[START RAW DATA]
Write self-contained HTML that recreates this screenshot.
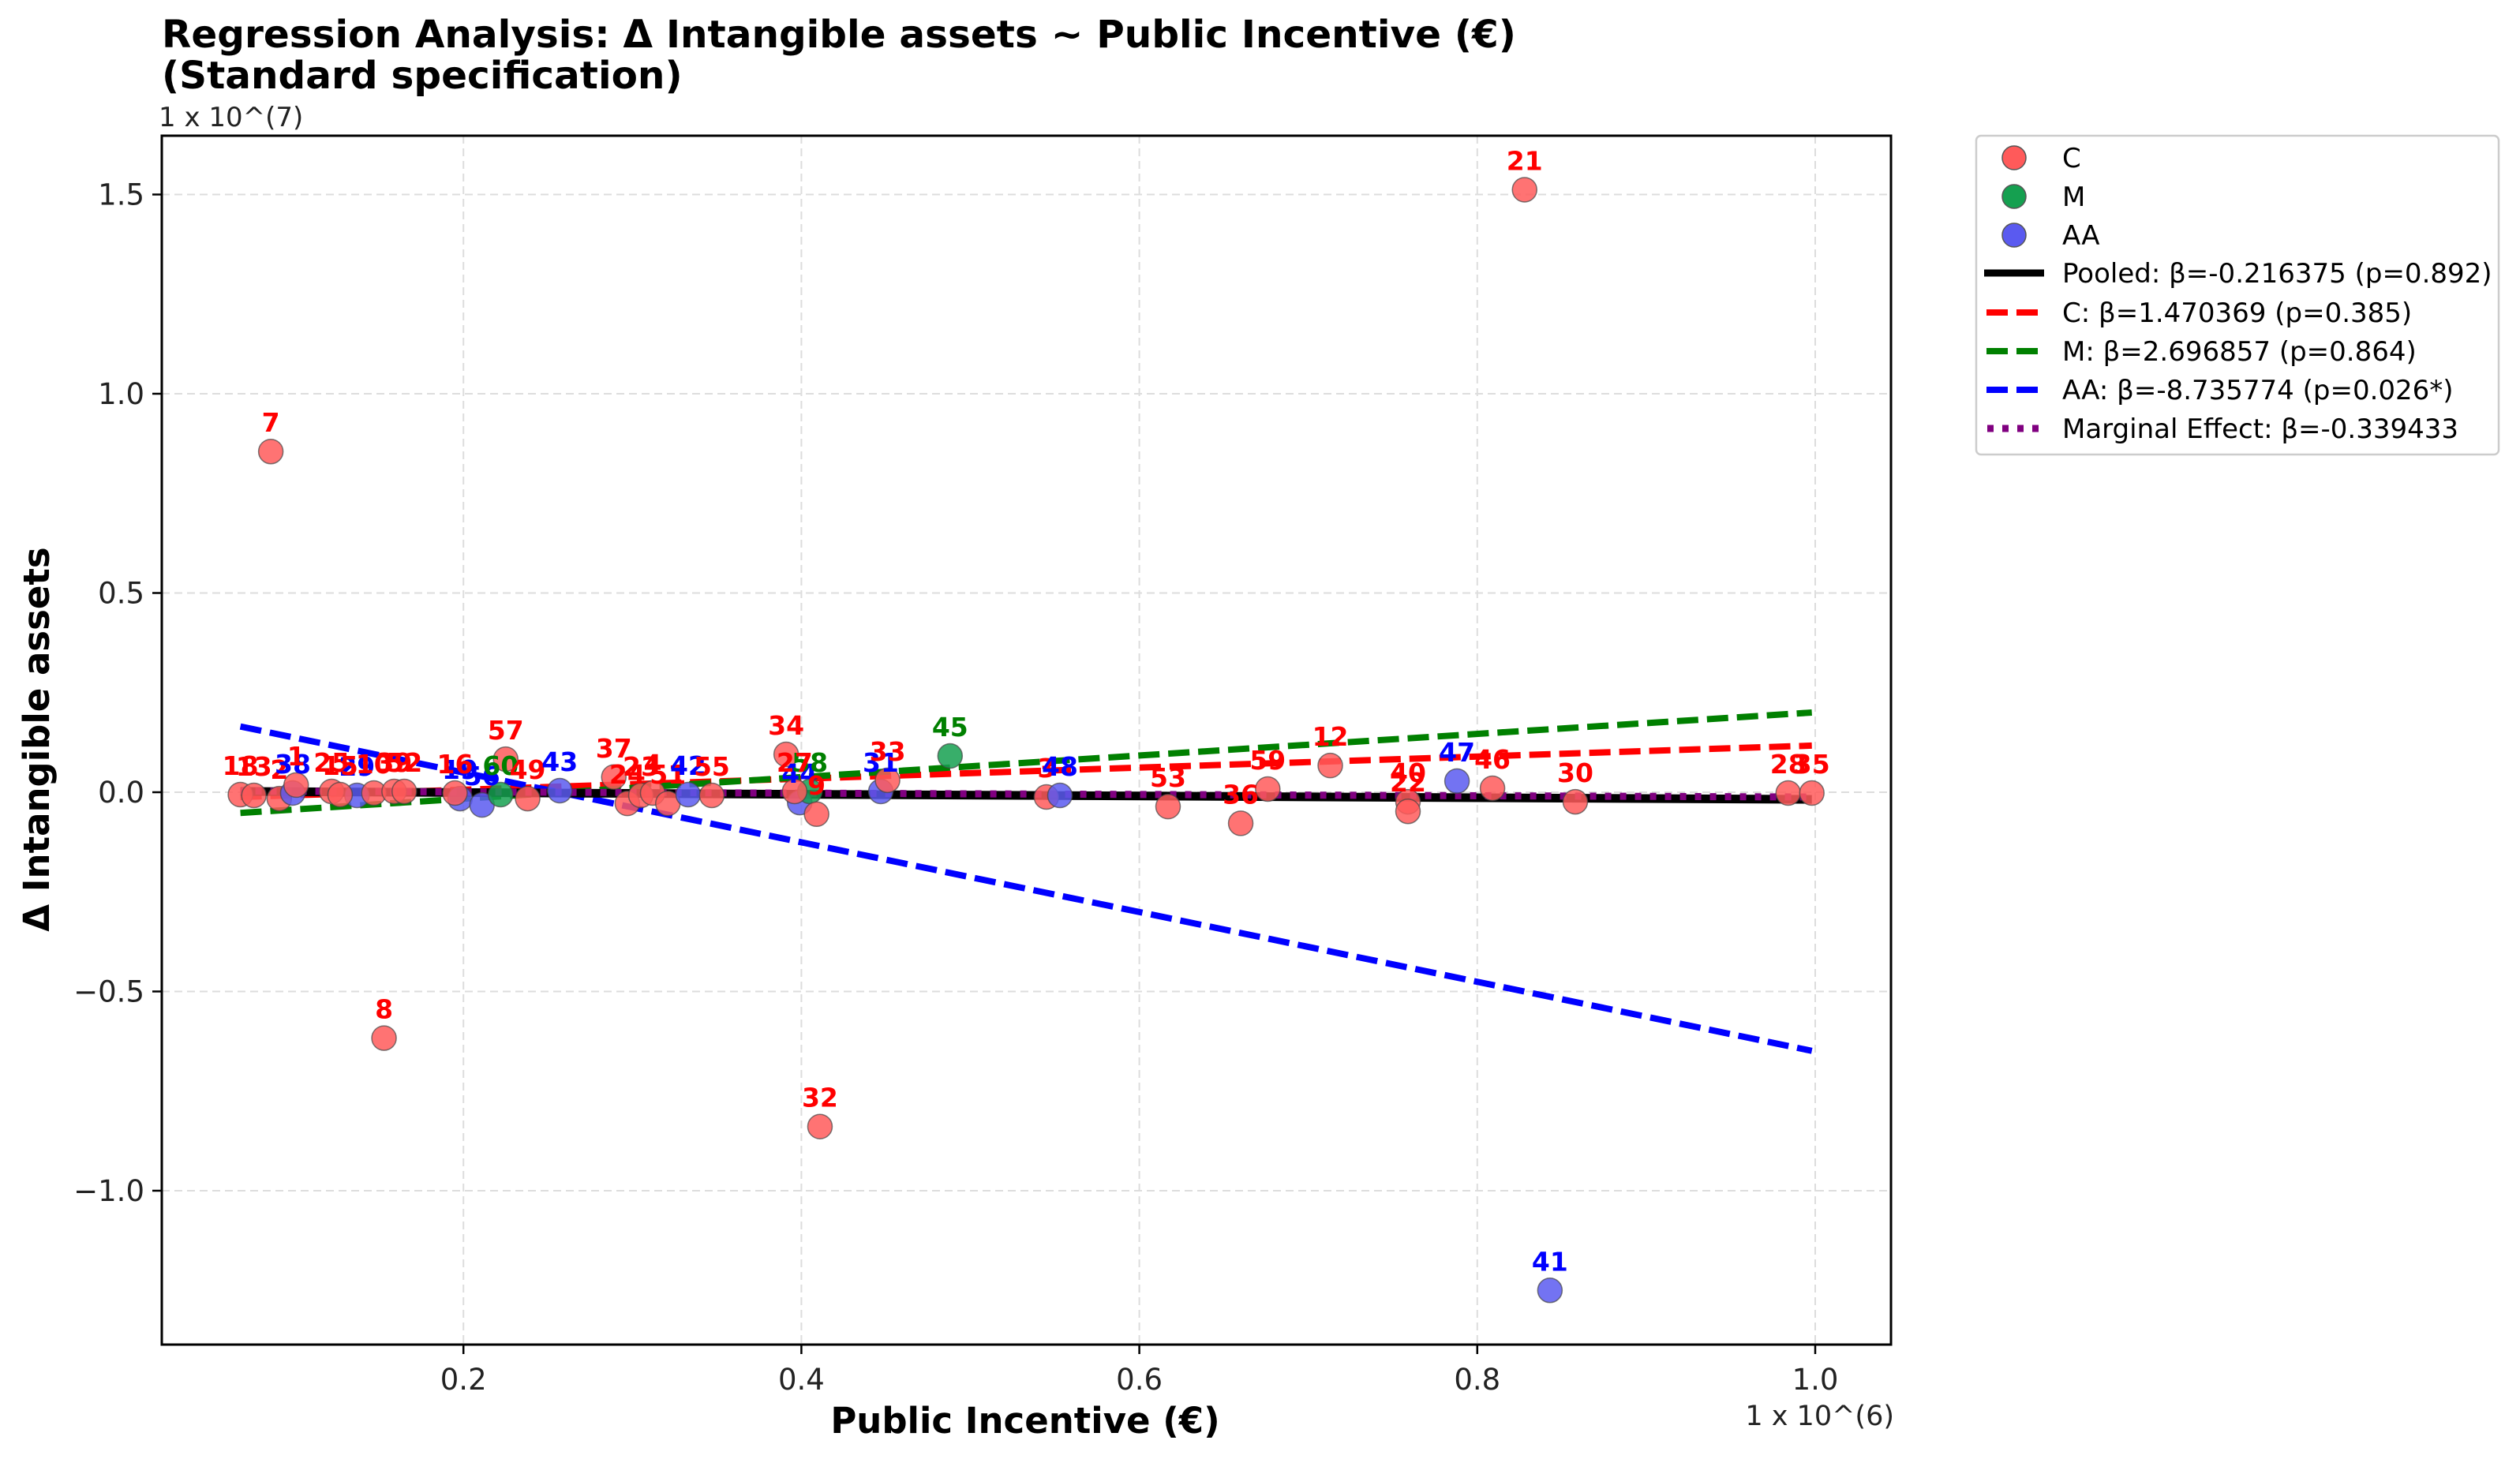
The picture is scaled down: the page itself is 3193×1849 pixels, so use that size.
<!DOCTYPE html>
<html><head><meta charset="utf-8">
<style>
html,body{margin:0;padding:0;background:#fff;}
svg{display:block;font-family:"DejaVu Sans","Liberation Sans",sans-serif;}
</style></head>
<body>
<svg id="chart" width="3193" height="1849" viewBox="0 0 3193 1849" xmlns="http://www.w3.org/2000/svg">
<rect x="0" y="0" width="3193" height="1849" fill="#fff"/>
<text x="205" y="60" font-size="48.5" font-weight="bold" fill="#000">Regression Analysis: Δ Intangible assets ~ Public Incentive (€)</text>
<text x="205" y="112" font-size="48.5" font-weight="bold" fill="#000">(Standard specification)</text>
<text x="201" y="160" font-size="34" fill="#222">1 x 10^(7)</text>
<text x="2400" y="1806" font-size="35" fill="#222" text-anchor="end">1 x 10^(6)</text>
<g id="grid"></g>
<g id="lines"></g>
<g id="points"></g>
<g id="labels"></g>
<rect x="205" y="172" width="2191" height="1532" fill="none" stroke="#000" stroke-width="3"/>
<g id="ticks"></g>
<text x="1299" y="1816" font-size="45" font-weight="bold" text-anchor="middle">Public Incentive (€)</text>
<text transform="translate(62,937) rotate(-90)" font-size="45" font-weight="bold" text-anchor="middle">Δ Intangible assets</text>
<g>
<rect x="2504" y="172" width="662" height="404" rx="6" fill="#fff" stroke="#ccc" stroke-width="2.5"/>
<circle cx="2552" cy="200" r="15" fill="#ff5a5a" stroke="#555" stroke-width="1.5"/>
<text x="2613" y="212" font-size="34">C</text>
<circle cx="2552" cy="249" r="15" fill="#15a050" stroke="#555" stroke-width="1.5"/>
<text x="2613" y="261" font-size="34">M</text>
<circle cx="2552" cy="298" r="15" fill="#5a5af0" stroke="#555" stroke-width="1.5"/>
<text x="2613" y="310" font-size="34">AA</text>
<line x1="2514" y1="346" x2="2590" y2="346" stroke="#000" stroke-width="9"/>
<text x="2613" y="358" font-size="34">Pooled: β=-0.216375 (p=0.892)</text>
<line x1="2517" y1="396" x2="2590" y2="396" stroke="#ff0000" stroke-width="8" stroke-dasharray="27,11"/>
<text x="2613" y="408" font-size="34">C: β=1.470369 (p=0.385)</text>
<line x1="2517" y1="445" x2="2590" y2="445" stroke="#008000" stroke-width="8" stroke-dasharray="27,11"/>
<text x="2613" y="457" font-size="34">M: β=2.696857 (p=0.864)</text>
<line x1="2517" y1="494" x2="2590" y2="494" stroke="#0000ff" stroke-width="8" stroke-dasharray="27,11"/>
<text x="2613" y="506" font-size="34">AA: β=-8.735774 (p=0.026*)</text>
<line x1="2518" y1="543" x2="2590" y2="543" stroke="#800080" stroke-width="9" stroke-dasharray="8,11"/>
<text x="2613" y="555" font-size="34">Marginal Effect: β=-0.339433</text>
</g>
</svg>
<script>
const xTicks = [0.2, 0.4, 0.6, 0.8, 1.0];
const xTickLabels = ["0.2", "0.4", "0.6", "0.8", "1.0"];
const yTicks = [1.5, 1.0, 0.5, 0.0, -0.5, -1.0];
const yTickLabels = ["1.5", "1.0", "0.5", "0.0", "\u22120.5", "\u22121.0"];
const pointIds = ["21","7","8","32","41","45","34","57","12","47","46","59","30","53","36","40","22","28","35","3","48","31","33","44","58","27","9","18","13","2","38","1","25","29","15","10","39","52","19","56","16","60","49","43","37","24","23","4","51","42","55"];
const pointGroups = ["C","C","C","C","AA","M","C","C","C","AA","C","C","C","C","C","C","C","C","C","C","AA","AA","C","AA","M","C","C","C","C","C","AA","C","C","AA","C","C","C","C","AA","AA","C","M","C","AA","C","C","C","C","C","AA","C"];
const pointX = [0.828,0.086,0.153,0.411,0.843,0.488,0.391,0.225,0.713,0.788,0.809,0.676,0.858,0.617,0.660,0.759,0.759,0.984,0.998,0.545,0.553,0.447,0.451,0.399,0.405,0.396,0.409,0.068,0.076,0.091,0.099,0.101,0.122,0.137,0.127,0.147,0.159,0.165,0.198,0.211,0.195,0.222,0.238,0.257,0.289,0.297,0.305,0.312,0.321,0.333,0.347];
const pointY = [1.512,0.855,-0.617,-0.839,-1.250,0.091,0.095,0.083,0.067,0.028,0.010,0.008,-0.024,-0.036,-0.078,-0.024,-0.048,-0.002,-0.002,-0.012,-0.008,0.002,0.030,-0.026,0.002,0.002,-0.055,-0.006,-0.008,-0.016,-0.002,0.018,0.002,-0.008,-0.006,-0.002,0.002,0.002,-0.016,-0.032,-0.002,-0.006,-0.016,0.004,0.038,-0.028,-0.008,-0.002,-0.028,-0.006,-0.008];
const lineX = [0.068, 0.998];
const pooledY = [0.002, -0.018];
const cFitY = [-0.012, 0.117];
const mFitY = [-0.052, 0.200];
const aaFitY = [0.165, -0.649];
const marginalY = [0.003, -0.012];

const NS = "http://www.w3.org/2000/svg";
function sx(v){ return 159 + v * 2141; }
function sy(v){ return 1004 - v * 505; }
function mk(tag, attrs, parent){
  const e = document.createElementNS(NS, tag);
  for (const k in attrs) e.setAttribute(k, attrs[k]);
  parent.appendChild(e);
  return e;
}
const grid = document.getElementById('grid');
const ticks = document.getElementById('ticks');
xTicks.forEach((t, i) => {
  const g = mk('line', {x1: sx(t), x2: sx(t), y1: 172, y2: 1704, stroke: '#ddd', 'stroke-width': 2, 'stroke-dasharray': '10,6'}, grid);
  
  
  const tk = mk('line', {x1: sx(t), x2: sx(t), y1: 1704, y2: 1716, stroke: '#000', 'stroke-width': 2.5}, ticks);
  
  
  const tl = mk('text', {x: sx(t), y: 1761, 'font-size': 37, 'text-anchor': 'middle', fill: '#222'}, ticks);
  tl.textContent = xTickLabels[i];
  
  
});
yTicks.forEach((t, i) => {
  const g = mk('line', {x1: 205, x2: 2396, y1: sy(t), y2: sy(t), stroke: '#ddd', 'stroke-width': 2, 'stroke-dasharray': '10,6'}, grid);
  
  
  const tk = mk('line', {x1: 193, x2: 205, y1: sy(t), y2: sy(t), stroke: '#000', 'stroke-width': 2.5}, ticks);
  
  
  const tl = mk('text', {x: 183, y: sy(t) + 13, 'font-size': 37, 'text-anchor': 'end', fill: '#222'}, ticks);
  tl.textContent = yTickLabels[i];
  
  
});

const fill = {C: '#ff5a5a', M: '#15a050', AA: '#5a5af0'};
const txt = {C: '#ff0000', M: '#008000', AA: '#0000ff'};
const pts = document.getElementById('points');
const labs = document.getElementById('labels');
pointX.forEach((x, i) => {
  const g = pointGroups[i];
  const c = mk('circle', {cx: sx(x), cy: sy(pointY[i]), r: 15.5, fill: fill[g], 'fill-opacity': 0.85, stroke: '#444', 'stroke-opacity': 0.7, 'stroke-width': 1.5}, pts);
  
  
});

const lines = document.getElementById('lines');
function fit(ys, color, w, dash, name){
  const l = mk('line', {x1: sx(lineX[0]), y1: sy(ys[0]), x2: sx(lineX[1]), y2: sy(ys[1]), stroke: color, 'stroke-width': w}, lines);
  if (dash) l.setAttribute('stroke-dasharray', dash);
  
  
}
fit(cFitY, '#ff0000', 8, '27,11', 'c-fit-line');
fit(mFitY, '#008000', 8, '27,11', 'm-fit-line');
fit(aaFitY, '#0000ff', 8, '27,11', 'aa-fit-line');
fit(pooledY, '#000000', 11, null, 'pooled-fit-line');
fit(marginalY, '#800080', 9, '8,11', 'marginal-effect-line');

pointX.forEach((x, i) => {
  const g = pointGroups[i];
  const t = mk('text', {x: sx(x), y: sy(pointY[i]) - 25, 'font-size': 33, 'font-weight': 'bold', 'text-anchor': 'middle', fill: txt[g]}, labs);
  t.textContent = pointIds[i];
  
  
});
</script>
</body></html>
[END RAW DATA]
■ **EXERCISE DESCRIPTION**
Tell how many lines contain the word "that", using only the number.

■ **THE COMPLETED TASK**
2